Re: Should we default to write parquet format version 2.0? (not data page version 2.0)

Coming back to this topic, there is one additional aspect that might
warrant some consideration: forward compatibility for nanosecond timestamps.

If we would switch to a default of `version="2.0"`, that would mean we
start using the LogicalType with nanosecond time unit. Since this has no
equivalent legacy ConvertedType, we would no longer add such annotation (by
default, we now convert nanoseconds to microseconds, which has a
TIMESTAMP_MICROS legacy converted type).
As a consequence, any reader that does not yet support
nanosecond-LogicalType will read the data as int64 instead of timestamps.

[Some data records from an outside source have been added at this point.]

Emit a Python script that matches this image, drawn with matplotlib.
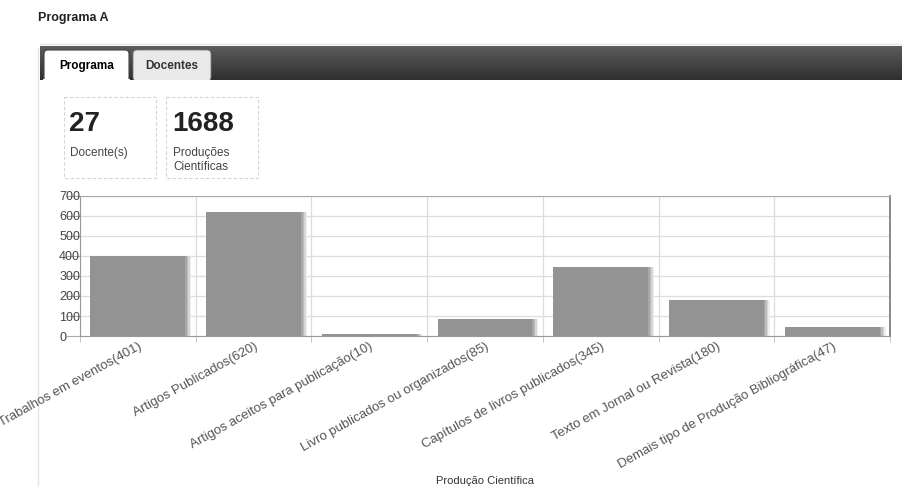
import numpy as np
import matplotlib.pyplot as plt
from matplotlib.patches import Rectangle, FancyBboxPatch
from matplotlib.colors import LinearSegmentedColormap

plt.rcParams['font.family'] = ['Liberation Sans', 'DejaVu Sans']

# data
categorias = [
    "Trabalhos em eventos(401)",
    "Artigos Publicados(620)",
    "Artigos aceitos para publicação(10)",
    "Livro publicados ou organizados(85)",
    "Capítulos de livros publicados(345)",
    "Texto em Jornal ou Revista(180)",
    "Demais tipo de Produção Bibliográfica(47)",
]
valores = [401, 620, 10, 85, 345, 180, 47]
n_docentes = 27
n_producoes = 1688

W, H = 902, 486
fig = plt.figure(figsize=(W / 100, H / 100), dpi=100)

# background axes in pixel coords for the page decorations
bg = fig.add_axes([0, 0, 1, 1])
bg.set_xlim(0, W)
bg.set_ylim(H, 0)
bg.axis('off')

bg.text(38, 18, "Programa A", fontsize=9, fontweight='bold', va='center', ha='left', color='#222222')

# panel outline
bg.plot([38, 38], [48, H], color='#e4e4e4', lw=1)
bg.plot([40, W], [44, 44], color='#e4e4e4', lw=1)

# dark header bar with gradient
grad = np.linspace(0, 1, 50).reshape(-1, 1)
cmap = LinearSegmentedColormap.from_list('bar', ['#5c5c5c', '#2f2f2f'])
bg.imshow(grad, extent=[40, W, 80, 46], cmap=cmap, aspect='auto', zorder=1)

# tabs
bg.add_patch(FancyBboxPatch((44, 50), 85, 33, boxstyle="round,pad=0,rounding_size=4",
                            fc='white', ec='#444444', lw=0.8, zorder=2))
bg.add_patch(Rectangle((43, 79.5), 87, 5, fc='white', ec='none', zorder=3))
bg.add_patch(FancyBboxPatch((133, 50), 78, 31, boxstyle="round,pad=0,rounding_size=4",
                            fc='#e9e9e9', ec='#777777', lw=0.6, zorder=2))
bg.add_patch(Rectangle((132, 80), 80, 4, fc='white', ec='none', zorder=3))
bg.text(87, 66, "Programa", fontsize=8.5, fontweight='bold', ha='center', va='center', zorder=4)
bg.text(172, 66, "Docentes", fontsize=8.5, fontweight='bold', ha='center', va='center',
        color='#333333', zorder=4)

# stat boxes
for bx in [64, 166]:
    bg.add_patch(Rectangle((bx, 97), 92, 81, fc='none', ec='#d4d4d4', lw=0.8, ls=(0, (3, 2))))
bg.text(69, 124, str(n_docentes), fontsize=20, fontweight='bold', va='center', ha='left', color='#222222')
bg.text(70, 153, "Docente(s)", fontsize=8.5, va='center', ha='left', color='#444444')
bg.text(172, 124, str(n_producoes), fontsize=20, fontweight='bold', va='center', ha='left', color='#222222')
bg.text(173, 153, "Produções", fontsize=8.5, va='center', ha='left', color='#444444')
bg.text(173, 167, "Científicas", fontsize=8.5, va='center', ha='left', color='#444444')

# x axis title
bg.text(485, 481, "Produção Científica", fontsize=8, ha='center', va='center', color='#333333')

# chart axes
x0, x1, y0, y1 = 80, 890, 196, 336
ax = fig.add_axes([x0 / W, (H - y1) / H, (x1 - x0) / W, (y1 - y0) / H])
pos = np.arange(len(valores)) + 0.5
px = 7 / (x1 - x0)  # one pixel in data units

# soft shadow to the right of each bar
for off, c in [(6, '#eeeeee'), (4.5, '#d6d6d6'), (3, '#bcbcbc'), (1.5, '#a8a8a8')]:
    ax.bar(pos + off * px, valores, width=0.82, color=c, zorder=2)
ax.bar(pos, valores, width=0.82, color='#939393', zorder=3)

ax.set_xlim(0, 7)
ax.set_ylim(0, 700)
ax.set_yticks(np.arange(0, 701, 100))
ax.set_xticks(pos)
ax.set_xticklabels(categorias, rotation=29, ha='right', rotation_mode='anchor',
                   fontsize=9.5, color='#555555')
ax.set_xticks(np.arange(0, 8), minor=True)
ax.tick_params(axis='x', which='major', length=0, pad=3)
ax.tick_params(axis='x', which='minor', length=4, color='#bbbbbb')
ax.tick_params(axis='y', length=10, pad=5, labelsize=9, labelcolor='#444444', color='#aaaaaa')
for lab in ax.get_yticklabels():
    lab.set_horizontalalignment('left')
ax.grid(True, axis='y', color='#dddddd', lw=0.9, zorder=0)
ax.grid(True, axis='x', which='minor', color='#dddddd', lw=0.9, zorder=0)
ax.set_axisbelow(True)
for s in ['left', 'bottom']:
    ax.spines[s].set_color('#999999')
ax.spines['top'].set_color('#aaaaaa')
ax.spines['right'].set_color('#888888')
ax.spines['right'].set_linewidth(1.4)

fig.savefig("out.png", dpi=100)
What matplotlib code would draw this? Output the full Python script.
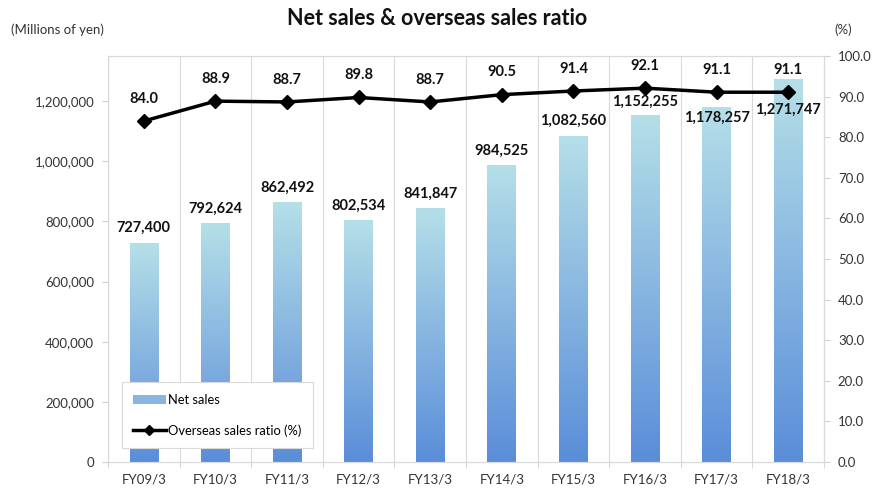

- The nanosecond time unit was introduced in format version 2.6.0 (Sep 27,
2018).
- Given that a large part of our user bases writes Parquet from pandas, and
pandas only has nanosecond resolution, they will all start to write
nanoseconds using the new logical type without legacy converted type
equivalent.

I don't really know how widely supported this specific logical type already
is.

I am wondering if our `version="1.0 / "2.0"` is too crude, and we would
need finer control like a `version="2.4"` (use logical types including
integer type annotations other than int32/int64), or `version="2.6"`
(additionally use nanosecond time unit). But that might also be overkill.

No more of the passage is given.